LP dosing is Morpholine & HP dosing is TSP.
What will be the reason for result of Low PH of Drum water (lower than feed water PH)while other parameters are at the maximum level of its norms.
Further PO4 addition leading to High R.Phospate, high Alkalinity,high Conductivity and high silica levels in Drum water.
Can anybody suggest the method to improve PH to Norms.

#8 sugarmill apprentice

sugarmill apprentice

    Brand New Member

  • Members
  • 3 posts

Posted 28 March 2010 - 03:36 PM

Go to the ASME web page. They have standard limits for boiler water treatment. They only cost $10-20 US.
If you are in the power industry, go to the EPRI web site, some of the downloads are free.
If you operate above 1500 psig, Google "Phosphate hideout".
Robert Bartholomew, Sheppard T. Powell Associates, LLC

Boiler feed water (BFW) pH is to be maintained in the range of 8.0 to 9.5(guidelines) where as in steam drum pH maintaining guidelines is in the range of 9.5 to 11.0. Pressure of steam drum is 34 barg. Since dosing of PO4 (Trisodium phosphate is dosing in steam drum) cannot be a controlling media (although it will increase steam drum pH a little) of pH in steam drum, the guidelines seems to me is not correct. pH should be controlled in BFW. Can we re-evaluate the guideline of steam drum pH a little lower than the supply BFW? What should be the ideal pH and phosphate level to be maitained?
Is there any standard to be followed?

Regards.
aanita.



#9 kkala

kkala

    Gold Member

  • Banned
  • PipPipPipPipPip
  • 1,939 posts

Posted 02 April 2010 - 12:02 AM

Boiler feed water (BFW) pH is to be maintained in the range of 8.0 to 9.5(guidelines) where as in steam drum pH maintaining guidelines is in the range of 9.5 to 11.0. Pressure of steam drum is 34 barg. Since dosing of PO4 (Trisodium phosphate is dosing in steam drum) cannot be a controlling media (although it will increase steam drum pH a little) of pH in steam drum, the guidelines seems to me is not correct. pH should be controlled in BFW. Can we re-evaluate the guideline of steam drum pH a little lower than the supply BFW? What should be the ideal pH and phosphate level to be maintained? Is there any standard to be followed?

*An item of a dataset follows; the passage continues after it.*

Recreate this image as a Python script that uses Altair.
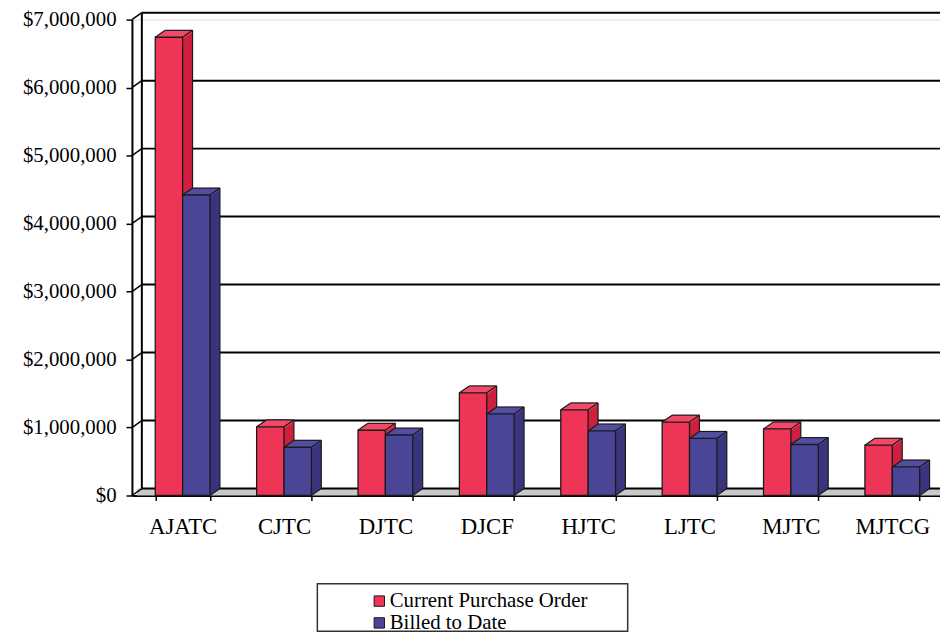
import altair as alt
import pandas as pd

# ---- data ----
categories = ["AJATC", "CJTC", "DJTC", "DJCF", "HJTC", "LJTC", "MJTC", "MJTCG"]
purchase_order = [6740000, 1010000, 960000, 1510000, 1260000, 1080000, 980000, 740000]
billed_to_date = [4420000, 710000, 890000, 1200000, 950000, 840000, 750000, 420000]
series_names = ["Current Purchase Order", "Billed to Date"]
y_ticks = [0, 1000000, 2000000, 3000000, 4000000, 5000000, 6000000, 7000000]

rows = []
for i, (c, p, b) in enumerate(zip(categories, purchase_order, billed_to_date)):
    rows.append({"cat": c, "idx": i, "sidx": 0, "series": series_names[0], "value": p})
    rows.append({"cat": c, "idx": i, "sidx": 1, "series": series_names[1], "value": b})
df = pd.DataFrame(rows)
grid_df = pd.DataFrame({"v": y_ticks})
one = pd.DataFrame({"a": [0]})

# ---- style ----
W, H = 815, 480
X_RANGE = 818
DX, DY = 10, 7
YMAX = 7000000
PX = YMAX / H
FONT = "Liberation Serif"
PAD_OUT, BAR_W = 0.23, 0.27
front_colors = ["#EE3558", "#4B4598"]
top_colors = ["#F24A69", "#544EA2"]
side_colors = ["#CF1F3E", "#39347D"]
EDGE = "#1a1a1a"

xband = alt.X("cat:N", sort=categories,
              scale=alt.Scale(domain=categories, range=[0, X_RANGE], paddingInner=0.46, paddingOuter=0.23),
              axis=alt.Axis(title=None, labelFont=FONT, labelFontSize=23, labelColor="black", labelAngle=0,
                            domainColor="black", domainWidth=2, tickColor="black", tickSize=5,
                            tickWidth=1.5, tickBand="extent", labelPadding=15, grid=False))
xq_scale = alt.Scale(domain=[0, len(categories)], range=[0, X_RANGE], nice=False, zero=False)
yscale = alt.Scale(domain=[0, YMAX], nice=False, zero=True)
yaxis = alt.Axis(title=None, values=y_ticks, format="$,.0f", labelFont=FONT, labelFontSize=21,
                 labelColor="black", domainColor="black", domainWidth=2, tickColor="black",
                 tickSize=6, tickWidth=1.5, labelPadding=10, grid=False)


def yenc(field):
    return alt.Y(field, scale=yscale, axis=yaxis)


def xq(field):
    return alt.X(field, scale=xq_scale, axis=None)


def bars(s):
    return alt.Chart(df).transform_filter(alt.datum.sidx == s).transform_calculate(
        x0=f"datum.idx + {PAD_OUT} + datum.sidx * {BAR_W}",
        x1=f"datum.idx + {PAD_OUT} + (datum.sidx + 1) * {BAR_W}",
        top2=f"datum.value - {2.2 * PX}",
    )


layers = []

# invisible layer carrying the category axis
layers.append(alt.Chart(df).mark_bar(opacity=0).encode(x=xband, y=yenc("value:Q")))

# floor
layers.append(alt.Chart(one).mark_rect(color="#c8c8c8").encode(
    x=alt.value(DX / 2), x2=alt.value(X_RANGE + 20), y=alt.value(H - DY), y2=alt.value(H)))

# back-wall gridlines
layers.append(alt.Chart(grid_df).mark_rule(color="black", strokeWidth=2, yOffset=-DY).encode(
    y=yenc("v:Q"), x=alt.value(DX), x2=alt.value(X_RANGE + 20)))
# side-wall diagonals
layers.append(alt.Chart(grid_df).transform_calculate(v2=f"datum.v + {DY * PX}").mark_rule(
    color="black", strokeWidth=1.5).encode(
    x=alt.value(0), x2=alt.value(DX), y=yenc("v:Q"), y2="v2:Q"))
# side-wall back edge
layers.append(alt.Chart(grid_df).transform_aggregate(vmax="max(v)", vmin="min(v)").mark_rule(
    color="black", strokeWidth=2, yOffset=-DY, y2Offset=-DY).encode(
    x=alt.value(DX), y=yenc("vmax:Q"), y2="vmin:Q"))

for s in range(len(series_names)):
    # side faces, swept along the depth direction
    for k in range(1, DX + 1):
        yo = -DY * k / DX
        layers.append(bars(s).mark_rect(color=side_colors[s], xOffset=k, x2Offset=k,
                                        yOffset=yo, y2Offset=yo).encode(
            x=xq("x0:Q"), x2="x1:Q", y=yenc("value:Q"), y2=alt.datum(0)))
    # top faces
    for k in range(0, DX + 1):
        yo = -DY * k / DX
        layers.append(bars(s).mark_rect(color=top_colors[s], xOffset=k, x2Offset=k,
                                        yOffset=yo, y2Offset=yo).encode(
            x=xq("x0:Q"), x2="x1:Q", y=yenc("value:Q"), y2="top2:Q"))
    # edges of the 3D faces
    layers.append(bars(s).mark_rule(color=EDGE, strokeWidth=1.2, xOffset=DX, x2Offset=DX,
                                    yOffset=-DY).encode(
        x=xq("x0:Q"), x2="x1:Q", y=yenc("value:Q")))
    layers.append(bars(s).mark_rule(color=EDGE, strokeWidth=1.2, x2Offset=DX, y2Offset=-DY).encode(
        x=xq("x0:Q"), x2="x0:Q", y=yenc("value:Q"), y2="value:Q"))
    layers.append(bars(s).mark_rule(color=EDGE, strokeWidth=1.2, x2Offset=DX, y2Offset=-DY).encode(
        x=xq("x1:Q"), x2="x1:Q", y=yenc("value:Q"), y2="value:Q"))
    layers.append(bars(s).mark_rule(color=EDGE, strokeWidth=1.2, xOffset=DX, yOffset=-DY,
                                    y2Offset=-DY).encode(
        x=xq("x1:Q"), y=yenc("value:Q"), y2=alt.datum(0)))
    layers.append(bars(s).mark_rule(color=EDGE, strokeWidth=1.2, x2Offset=DX, y2Offset=-DY).encode(
        x=xq("x1:Q"), x2="x1:Q", y=alt.datum(0), y2=alt.datum(0)))

# front faces
layers.append(bars(0).mark_rect(stroke=EDGE, strokeWidth=1.3).encode(
    x=xq("x0:Q"), x2="x1:Q", y=yenc("value:Q"), y2=alt.datum(0),
    color=alt.Color("series:N", sort=series_names,
                    scale=alt.Scale(domain=series_names, range=front_colors),
                    legend=alt.Legend(title=None, orient="none", legendX=239, legendY=576,
                                      labelFont=FONT, labelFontSize=21, labelColor="black",
                                      labelLimit=500, symbolType="square", symbolSize=110,
                                      symbolStrokeColor="black", symbolStrokeWidth=1,
                                      rowPadding=0, labelOffset=0, padding=0))))
layers.append(bars(1).mark_rect(stroke=EDGE, strokeWidth=1.3).encode(
    x=xq("x0:Q"), x2="x1:Q", y=yenc("value:Q"), y2=alt.datum(0),
    color=alt.Color("series:N", sort=series_names,
                    scale=alt.Scale(domain=series_names, range=front_colors))))

# legend frame
layers.append(alt.Chart(one).mark_rect(fill="white", stroke="#333333", strokeWidth=1.5).encode(
    x=alt.value(187), x2=alt.value(500), y=alt.value(569), y2=alt.value(617)))

chart = alt.layer(*layers).resolve_scale(x="independent").properties(
    width=W, height=H,
    autosize=alt.AutoSizeParams(type="none"),
    padding={"left": 125, "top": 9, "right": 0, "bottom": 138},
).configure_view(stroke=None).configure(background="white")

chart.save("out.html", embed_options={"renderer": "svg", "actions": False})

To the posts already sent, I would like to add some more (having participated in the requisition of two 41 barg steam boilers).
1. Steam drum water pH was higher than BFW pH in the offers obtained (apparently due to phosphates).
2. We requested oxygen scavenger and phosphate injection into deaerator surge drum. Most vendors replied that phosphates should be injected into steam drum to limit phosphate deposits and subsequent valve clogging (apparently higher temperatures help in avoiding these deposits).
3. In spite of that, first of mentioned boilers have been operating for 9 years with phosphate injection into deaerator drum, without problems reported (the other has not been yet installed).
Note: In my opinion phosphates make a buffer solution to control pH of boiler water.

Edited by kkala, 02 April 2010 - 12:04 AM.


#10 farshad_process

farshad_process

    Brand New Member

  • Members
  • 3 posts

Posted 27 June 2012 - 04:31 AM

Dear friends, we have a steam drum working at 121 barg.according to the design,we have a sample point in the continuous blowdown line before blowdown drum for phosphate measurement.we see great difference between measured phosphate concentration before blowdown drum and in the outlet stream from it .Is it normal?which one is better for sampeling and why? another question:how can we calculate the best range for phosphate concentration?

Edited by farshad_process, 27 June 2012 - 09:49 PM.